> [TASK PROMPT]: From the listing below, restate word for word the lines from the line containing "Give me the" down through the line containing "import * as". Exclude pictures.

Charts and diagrams as code:
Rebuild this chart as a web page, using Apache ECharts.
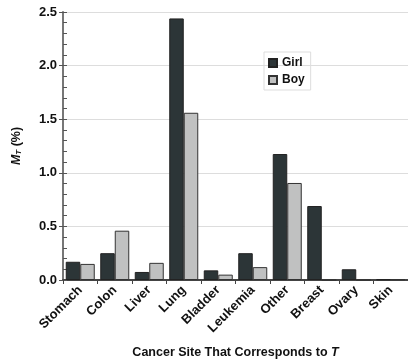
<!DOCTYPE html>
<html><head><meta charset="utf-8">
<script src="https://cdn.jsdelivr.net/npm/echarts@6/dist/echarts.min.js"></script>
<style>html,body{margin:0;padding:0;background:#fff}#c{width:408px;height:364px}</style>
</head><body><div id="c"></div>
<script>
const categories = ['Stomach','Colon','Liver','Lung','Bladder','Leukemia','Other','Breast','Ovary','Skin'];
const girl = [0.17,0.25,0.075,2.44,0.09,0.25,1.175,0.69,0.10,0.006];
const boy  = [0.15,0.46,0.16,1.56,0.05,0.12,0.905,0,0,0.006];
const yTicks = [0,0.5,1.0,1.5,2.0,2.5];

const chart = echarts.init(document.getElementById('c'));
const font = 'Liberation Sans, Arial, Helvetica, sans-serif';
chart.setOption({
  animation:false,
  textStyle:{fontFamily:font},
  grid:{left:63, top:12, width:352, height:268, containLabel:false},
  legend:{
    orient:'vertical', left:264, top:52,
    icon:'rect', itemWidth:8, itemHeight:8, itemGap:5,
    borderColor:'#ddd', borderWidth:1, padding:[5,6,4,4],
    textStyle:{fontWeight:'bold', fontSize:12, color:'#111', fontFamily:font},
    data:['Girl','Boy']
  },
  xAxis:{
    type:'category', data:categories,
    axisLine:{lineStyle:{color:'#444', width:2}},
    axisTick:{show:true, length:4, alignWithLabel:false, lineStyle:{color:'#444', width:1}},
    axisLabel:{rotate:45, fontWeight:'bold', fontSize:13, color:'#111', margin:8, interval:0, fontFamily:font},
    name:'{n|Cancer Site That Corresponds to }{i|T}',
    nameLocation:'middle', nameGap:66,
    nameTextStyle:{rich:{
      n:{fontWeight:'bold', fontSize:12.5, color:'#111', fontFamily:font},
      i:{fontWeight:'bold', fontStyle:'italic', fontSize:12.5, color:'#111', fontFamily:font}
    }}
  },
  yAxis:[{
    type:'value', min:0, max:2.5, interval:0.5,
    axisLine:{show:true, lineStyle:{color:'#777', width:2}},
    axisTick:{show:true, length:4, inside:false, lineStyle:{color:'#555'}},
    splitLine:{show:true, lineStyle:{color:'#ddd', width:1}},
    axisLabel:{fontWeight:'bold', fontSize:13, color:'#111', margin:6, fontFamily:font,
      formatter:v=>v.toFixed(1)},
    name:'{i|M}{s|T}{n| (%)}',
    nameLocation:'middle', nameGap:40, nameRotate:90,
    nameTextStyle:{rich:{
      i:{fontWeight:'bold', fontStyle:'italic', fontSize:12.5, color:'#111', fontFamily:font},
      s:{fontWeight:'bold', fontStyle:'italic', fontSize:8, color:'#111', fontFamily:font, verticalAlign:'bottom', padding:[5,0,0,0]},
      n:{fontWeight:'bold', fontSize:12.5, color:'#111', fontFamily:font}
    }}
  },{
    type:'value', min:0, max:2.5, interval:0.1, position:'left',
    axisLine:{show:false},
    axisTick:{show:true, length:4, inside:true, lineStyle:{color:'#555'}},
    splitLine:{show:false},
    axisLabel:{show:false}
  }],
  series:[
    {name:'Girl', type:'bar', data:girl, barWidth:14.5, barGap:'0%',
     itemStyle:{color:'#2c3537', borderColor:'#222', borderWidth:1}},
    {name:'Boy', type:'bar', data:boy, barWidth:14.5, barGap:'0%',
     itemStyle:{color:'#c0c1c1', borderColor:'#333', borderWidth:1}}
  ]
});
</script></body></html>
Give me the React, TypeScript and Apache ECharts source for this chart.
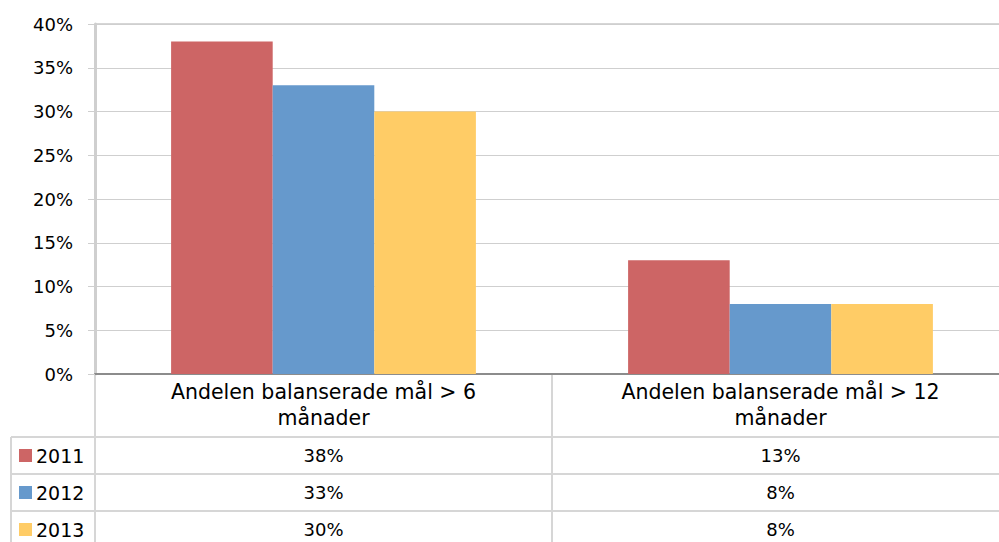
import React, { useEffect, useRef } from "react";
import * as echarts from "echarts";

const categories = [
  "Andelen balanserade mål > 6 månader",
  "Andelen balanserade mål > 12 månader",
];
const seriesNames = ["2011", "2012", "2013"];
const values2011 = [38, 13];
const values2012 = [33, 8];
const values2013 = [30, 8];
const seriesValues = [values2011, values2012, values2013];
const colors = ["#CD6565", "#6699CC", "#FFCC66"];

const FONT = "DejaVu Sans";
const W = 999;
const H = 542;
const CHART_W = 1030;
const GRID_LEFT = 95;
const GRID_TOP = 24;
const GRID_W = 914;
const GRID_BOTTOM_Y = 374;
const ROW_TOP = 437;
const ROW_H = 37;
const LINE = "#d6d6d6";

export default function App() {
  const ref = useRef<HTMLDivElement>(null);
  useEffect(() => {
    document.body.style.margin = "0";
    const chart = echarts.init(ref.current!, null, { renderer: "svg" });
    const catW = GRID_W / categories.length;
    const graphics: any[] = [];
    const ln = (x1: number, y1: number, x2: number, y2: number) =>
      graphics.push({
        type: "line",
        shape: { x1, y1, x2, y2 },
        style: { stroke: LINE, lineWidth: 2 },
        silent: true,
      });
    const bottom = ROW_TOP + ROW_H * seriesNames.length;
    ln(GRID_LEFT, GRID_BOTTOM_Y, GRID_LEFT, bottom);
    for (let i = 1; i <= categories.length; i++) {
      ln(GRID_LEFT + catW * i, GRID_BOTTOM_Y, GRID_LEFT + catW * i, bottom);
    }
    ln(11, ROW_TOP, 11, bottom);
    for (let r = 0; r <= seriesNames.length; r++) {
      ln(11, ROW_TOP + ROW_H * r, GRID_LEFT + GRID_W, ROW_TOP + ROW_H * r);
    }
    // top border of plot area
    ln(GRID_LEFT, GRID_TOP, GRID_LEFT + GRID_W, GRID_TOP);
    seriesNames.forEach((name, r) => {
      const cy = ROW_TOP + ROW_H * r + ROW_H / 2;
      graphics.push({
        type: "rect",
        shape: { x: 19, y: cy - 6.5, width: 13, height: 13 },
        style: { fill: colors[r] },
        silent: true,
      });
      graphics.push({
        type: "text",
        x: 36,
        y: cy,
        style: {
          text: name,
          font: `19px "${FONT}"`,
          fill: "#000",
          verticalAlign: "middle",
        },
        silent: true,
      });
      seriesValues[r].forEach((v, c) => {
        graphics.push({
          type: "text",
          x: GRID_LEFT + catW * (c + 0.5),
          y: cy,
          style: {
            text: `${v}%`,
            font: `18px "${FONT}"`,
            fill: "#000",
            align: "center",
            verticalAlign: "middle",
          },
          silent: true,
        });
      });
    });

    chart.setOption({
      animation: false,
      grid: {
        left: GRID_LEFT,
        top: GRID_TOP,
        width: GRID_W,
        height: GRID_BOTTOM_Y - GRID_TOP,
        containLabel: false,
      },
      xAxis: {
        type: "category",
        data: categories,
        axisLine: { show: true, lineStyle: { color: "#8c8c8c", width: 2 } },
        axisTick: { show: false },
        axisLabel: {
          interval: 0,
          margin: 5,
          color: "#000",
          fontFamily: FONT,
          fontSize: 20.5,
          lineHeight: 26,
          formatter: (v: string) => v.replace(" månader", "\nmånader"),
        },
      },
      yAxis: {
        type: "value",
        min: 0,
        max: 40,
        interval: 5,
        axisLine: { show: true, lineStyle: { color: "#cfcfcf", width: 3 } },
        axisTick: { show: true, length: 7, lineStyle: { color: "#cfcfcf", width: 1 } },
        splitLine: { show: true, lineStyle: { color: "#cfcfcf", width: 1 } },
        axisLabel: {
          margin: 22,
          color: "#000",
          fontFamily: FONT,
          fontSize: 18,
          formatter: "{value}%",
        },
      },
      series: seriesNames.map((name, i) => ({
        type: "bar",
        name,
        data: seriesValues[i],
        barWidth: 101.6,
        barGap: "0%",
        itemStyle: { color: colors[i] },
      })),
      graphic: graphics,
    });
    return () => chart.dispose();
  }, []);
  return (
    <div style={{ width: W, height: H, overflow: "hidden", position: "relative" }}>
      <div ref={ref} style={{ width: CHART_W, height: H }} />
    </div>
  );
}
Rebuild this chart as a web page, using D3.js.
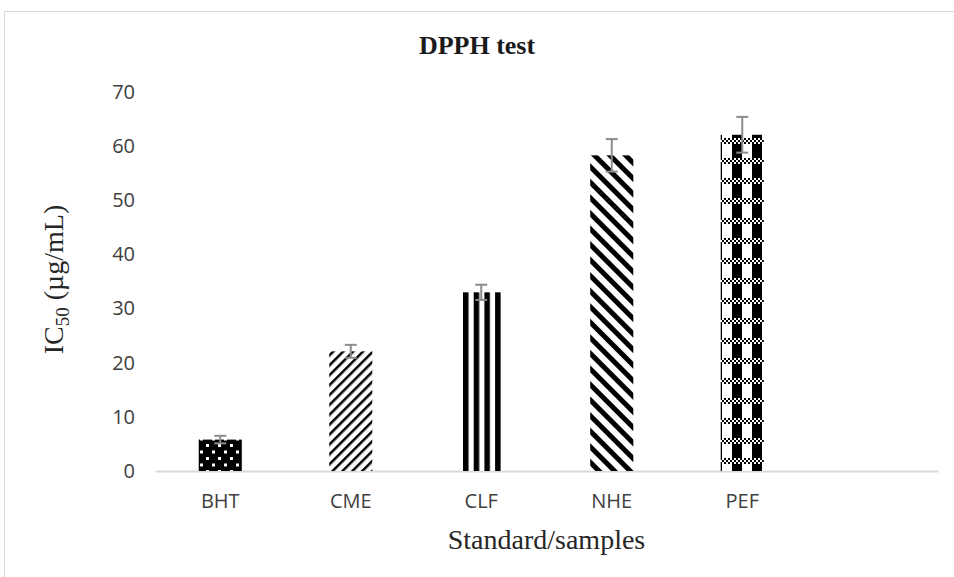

> [SOLUTION TO THIS PROBLEM]:
Give me the React, TypeScript and Apache ECharts source for this chart.
import React, { useEffect, useRef } from "react";
import * as echarts from "echarts";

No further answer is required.